Position of POS Tagger in Text Mining Workflow

mgroos · December 4, 2022, 3:18pm

Hi there!

In the arrangement of the workflow for text mining, the POS Tagger is always placed before Preprocessing as Enrichment. Why is that and why is it not placed after the Preprocessing (Case Converter, Number Filter, Stop Word Filter, Punctuation Erasure)?

Thank you for you help!

Martyna · December 5, 2022, 11:40am

Hi @mgroos

I think from the technical perspective you can do both ways. It is more the question of what kind of text mining analysis you are planning to do.
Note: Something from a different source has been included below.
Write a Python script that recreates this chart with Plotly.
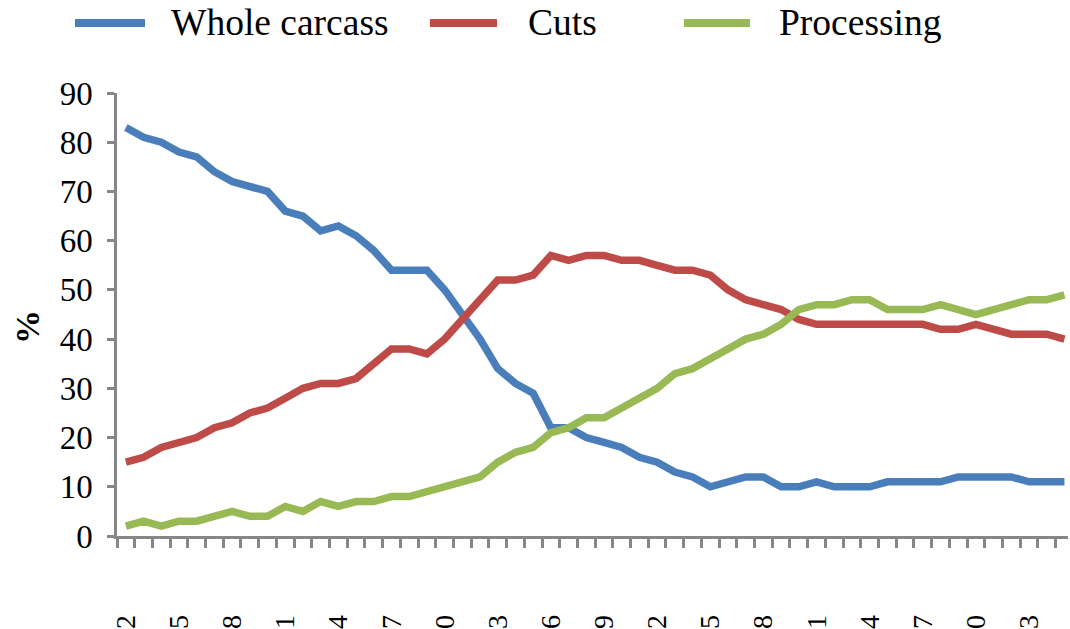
import plotly.graph_objects as go

years = list(range(1962, 2016))
whole_carcass = [83, 81, 80, 78, 77, 74, 72, 71, 70, 66, 65, 62, 63, 61, 58, 54, 54, 54, 50, 45,
                 40, 34, 31, 29, 22, 22, 20, 19, 18, 16, 15, 13, 12, 10, 11, 12, 12, 10, 10, 11,
                 10, 10, 10, 11, 11, 11, 11, 12, 12, 12, 12, 11, 11, 11]
cuts = [15, 16, 18, 19, 20, 22, 23, 25, 26, 28, 30, 31, 31, 32, 35, 38, 38, 37, 40, 44,
        48, 52, 52, 53, 57, 56, 57, 57, 56, 56, 55, 54, 54, 53, 50, 48, 47, 46, 44, 43,
        43, 43, 43, 43, 43, 43, 42, 42, 43, 42, 41, 41, 41, 40]
processing = [2, 3, 2, 3, 3, 4, 5, 4, 4, 6, 5, 7, 6, 7, 7, 8, 8, 9, 10, 11,
              12, 15, 17, 18, 21, 22, 24, 24, 26, 28, 30, 33, 34, 36, 38, 40, 41, 43, 46, 47,
              47, 48, 48, 46, 46, 46, 47, 46, 45, 46, 47, 48, 48, 49]
series_names = ["Whole carcass", "Cuts", "Processing"]
series_colors = ["#4A7EBB", "#BE4B48", "#98B954"]
tick_years = years[::3]
tick_labels = [str(y) for y in tick_years]
y_title = "%"

FONT = "Liberation Serif"
W, H = 1070, 629
ML, MR, MT, MB = 117, 2, 93, 93
PW = W - ML - MR
PH = H - MT - MB

def px_x(p):
    return (p - ML) / PW

def px_y(p):
    return (H - MB - p) / PH

fig = go.Figure()
for name, vals, col in zip(series_names, [whole_carcass, cuts, processing], series_colors):
    fig.add_trace(go.Scatter(x=years, y=vals, mode="lines", name=name,
                             line=dict(color=col, width=7.5), showlegend=False))

# manual legend
leg_samples = [(75, 145, 169), (430, 497, 526), (684, 750, 777)]
for (x0, x1, tx), name, col in zip(leg_samples, series_names, series_colors):
    fig.add_shape(type="line", xref="paper", yref="paper",
                  x0=px_x(x0), x1=px_x(x1), y0=px_y(23), y1=px_y(23),
                  line=dict(color=col, width=8))
    fig.add_annotation(xref="paper", yref="paper", x=px_x(tx), y=px_y(23),
                       text=name, showarrow=False, xanchor="left", yanchor="middle",
                       font=dict(family=FONT, size=37.5, color="black"))

# y-axis title
fig.add_annotation(xref="paper", yref="paper", x=px_x(27), y=px_y(327),
                   text="<b>" + y_title + "</b>", showarrow=False, textangle=-90,
                   xanchor="center", yanchor="middle",
                   font=dict(family=FONT, size=34, color="black"))

axis_col = "#868686"
fig.update_layout(
    width=W, height=H,
    margin=dict(l=ML, r=MR, t=MT, b=MB, autoexpand=False),
    plot_bgcolor="white", paper_bgcolor="white",
    font=dict(family=FONT, color="black"),
    xaxis=dict(range=[1961.5, 2015.2], showgrid=False, zeroline=False,
               showline=True, linecolor=axis_col, linewidth=2.5,
               ticks="", tickvals=tick_years, ticktext=tick_labels,
               tickangle=-90, tickfont=dict(family=FONT, size=28, color="black"),
               ticklabelstandoff=65, automargin=False,
               minor=dict(ticks="outside", tick0=1961.5, dtick=1, ticklen=9,
                          tickwidth=2.5, tickcolor=axis_col, showgrid=False)),
    yaxis=dict(range=[0, 90], dtick=10, showgrid=False, zeroline=False,
               showline=True, linecolor=axis_col, linewidth=2.5,
               ticks="outside", ticklen=7, tickwidth=2.5, tickcolor=axis_col,
               tickfont=dict(family=FONT, size=33, color="black"),
               ticklabelstandoff=8, automargin=False),
)

fig.write_html("out.html", config={"displayModeBar": False},
               post_script="document.body.style.margin='0';document.body.style.padding='0';")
I guess using the POS tagger before or after the preprocessing nodes can have advantages/disadvantages, depending on what you want to achieve.

Best regards,
Martyna

Daniel_Weikert · December 5, 2022, 6:10pm

Does the Dictionary Tagger only work when the tag is in the title?
I tried the node and it only picks up the tag if its in the title not in the text of the doc itself?
br

Martyna · December 9, 2022, 9:46pm

Actually not, it should be possible to do with the whole text too. Do you have a simple example workflow that could be shared?

system · March 9, 2023, 9:47pm

This topic was automatically closed 90 days after the last reply. New replies are no longer allowed.